Task input —

☆ ☆ ☆

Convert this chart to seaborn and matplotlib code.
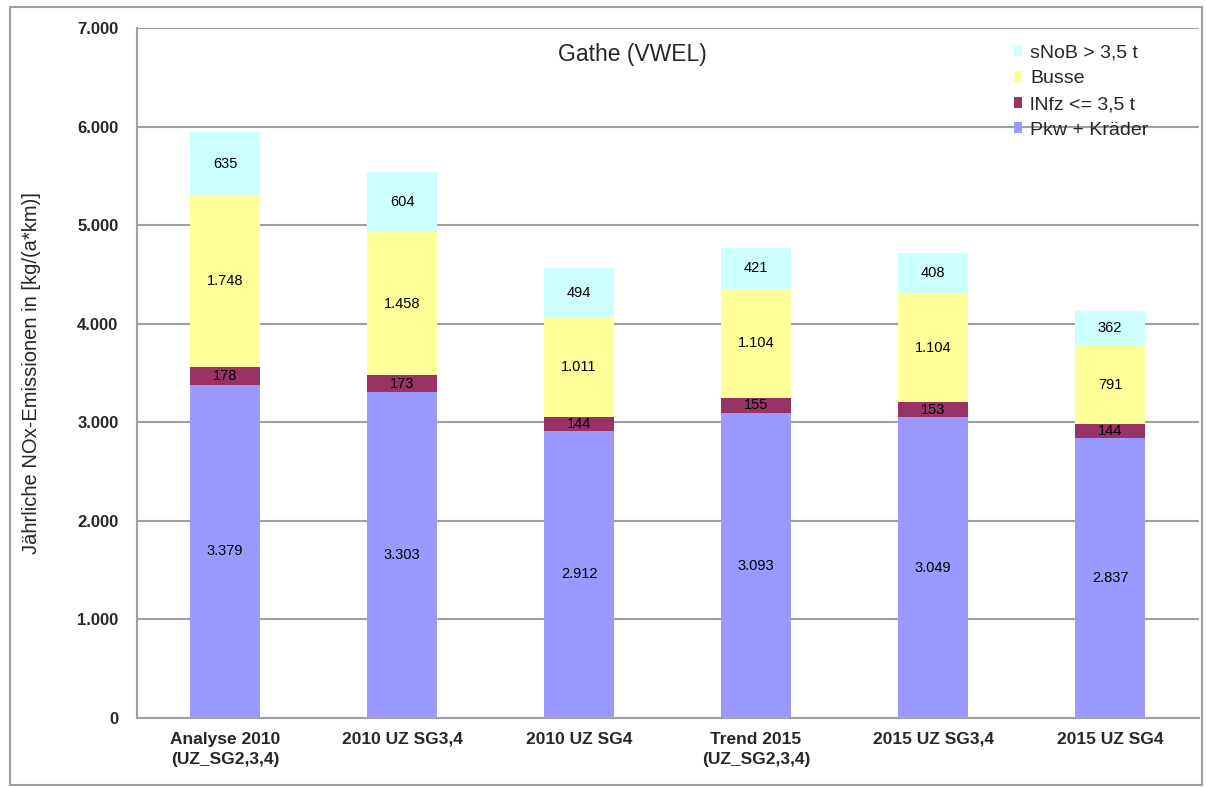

☆ ☆ ☆

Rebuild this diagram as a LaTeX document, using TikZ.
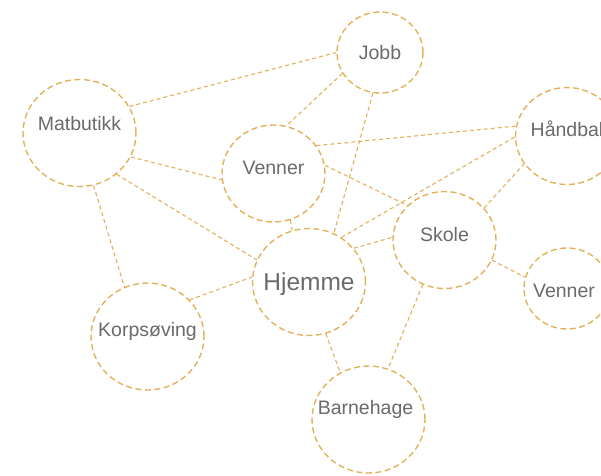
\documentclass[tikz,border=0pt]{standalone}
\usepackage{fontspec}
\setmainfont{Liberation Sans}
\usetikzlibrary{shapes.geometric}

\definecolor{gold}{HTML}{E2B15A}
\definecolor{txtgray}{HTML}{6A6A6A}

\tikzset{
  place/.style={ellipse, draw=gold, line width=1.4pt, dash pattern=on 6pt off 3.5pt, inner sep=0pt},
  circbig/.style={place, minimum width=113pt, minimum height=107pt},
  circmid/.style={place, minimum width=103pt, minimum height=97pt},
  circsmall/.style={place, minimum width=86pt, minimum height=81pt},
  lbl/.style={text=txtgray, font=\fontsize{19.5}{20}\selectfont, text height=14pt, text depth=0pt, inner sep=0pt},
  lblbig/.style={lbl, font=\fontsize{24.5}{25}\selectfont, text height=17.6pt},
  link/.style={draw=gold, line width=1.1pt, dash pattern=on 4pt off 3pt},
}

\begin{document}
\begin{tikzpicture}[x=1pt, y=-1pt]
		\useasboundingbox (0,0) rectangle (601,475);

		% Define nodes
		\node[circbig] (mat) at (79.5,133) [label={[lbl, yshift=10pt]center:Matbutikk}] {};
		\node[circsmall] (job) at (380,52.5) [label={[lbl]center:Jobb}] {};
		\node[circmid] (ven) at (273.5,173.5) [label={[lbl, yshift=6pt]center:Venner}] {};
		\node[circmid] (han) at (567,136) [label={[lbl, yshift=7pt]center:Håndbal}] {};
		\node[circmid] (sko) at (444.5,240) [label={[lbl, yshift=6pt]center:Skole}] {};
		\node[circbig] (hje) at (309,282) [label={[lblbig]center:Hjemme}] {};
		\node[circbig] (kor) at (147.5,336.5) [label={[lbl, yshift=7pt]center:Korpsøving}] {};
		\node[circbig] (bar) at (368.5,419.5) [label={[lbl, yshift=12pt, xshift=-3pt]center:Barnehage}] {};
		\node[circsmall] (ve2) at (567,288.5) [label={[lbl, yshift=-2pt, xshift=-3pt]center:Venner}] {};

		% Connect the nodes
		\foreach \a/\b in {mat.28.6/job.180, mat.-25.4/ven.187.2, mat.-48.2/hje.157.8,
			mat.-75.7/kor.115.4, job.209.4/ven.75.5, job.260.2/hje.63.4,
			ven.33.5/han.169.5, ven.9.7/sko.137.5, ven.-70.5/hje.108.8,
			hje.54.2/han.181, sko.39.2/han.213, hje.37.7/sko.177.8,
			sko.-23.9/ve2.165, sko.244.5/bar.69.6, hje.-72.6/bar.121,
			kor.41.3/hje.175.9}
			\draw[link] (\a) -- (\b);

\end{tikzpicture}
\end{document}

☆ ☆ ☆

Set problem —
Set down, word for word, the lines from the one holding "Rebuild this diagram" through the one holding "(0,0) rectangle (601,475);". Skip the pictures.

Answer for the task —
Rebuild this diagram as a LaTeX document, using TikZ.
\documentclass[tikz,border=0pt]{standalone}
\usepackage{fontspec}
\setmainfont{Liberation Sans}
\usetikzlibrary{shapes.geometric}

\definecolor{gold}{HTML}{E2B15A}
\definecolor{txtgray}{HTML}{6A6A6A}

\tikzset{
  place/.style={ellipse, draw=gold, line width=1.4pt, dash pattern=on 6pt off 3.5pt, inner sep=0pt},
  circbig/.style={place, minimum width=113pt, minimum height=107pt},
  circmid/.style={place, minimum width=103pt, minimum height=97pt},
  circsmall/.style={place, minimum width=86pt, minimum height=81pt},
  lbl/.style={text=txtgray, font=\fontsize{19.5}{20}\selectfont, text height=14pt, text depth=0pt, inner sep=0pt},
  lblbig/.style={lbl, font=\fontsize{24.5}{25}\selectfont, text height=17.6pt},
  link/.style={draw=gold, line width=1.1pt, dash pattern=on 4pt off 3pt},
}

\begin{document}
\begin{tikzpicture}[x=1pt, y=-1pt]
		\useasboundingbox (0,0) rectangle (601,475);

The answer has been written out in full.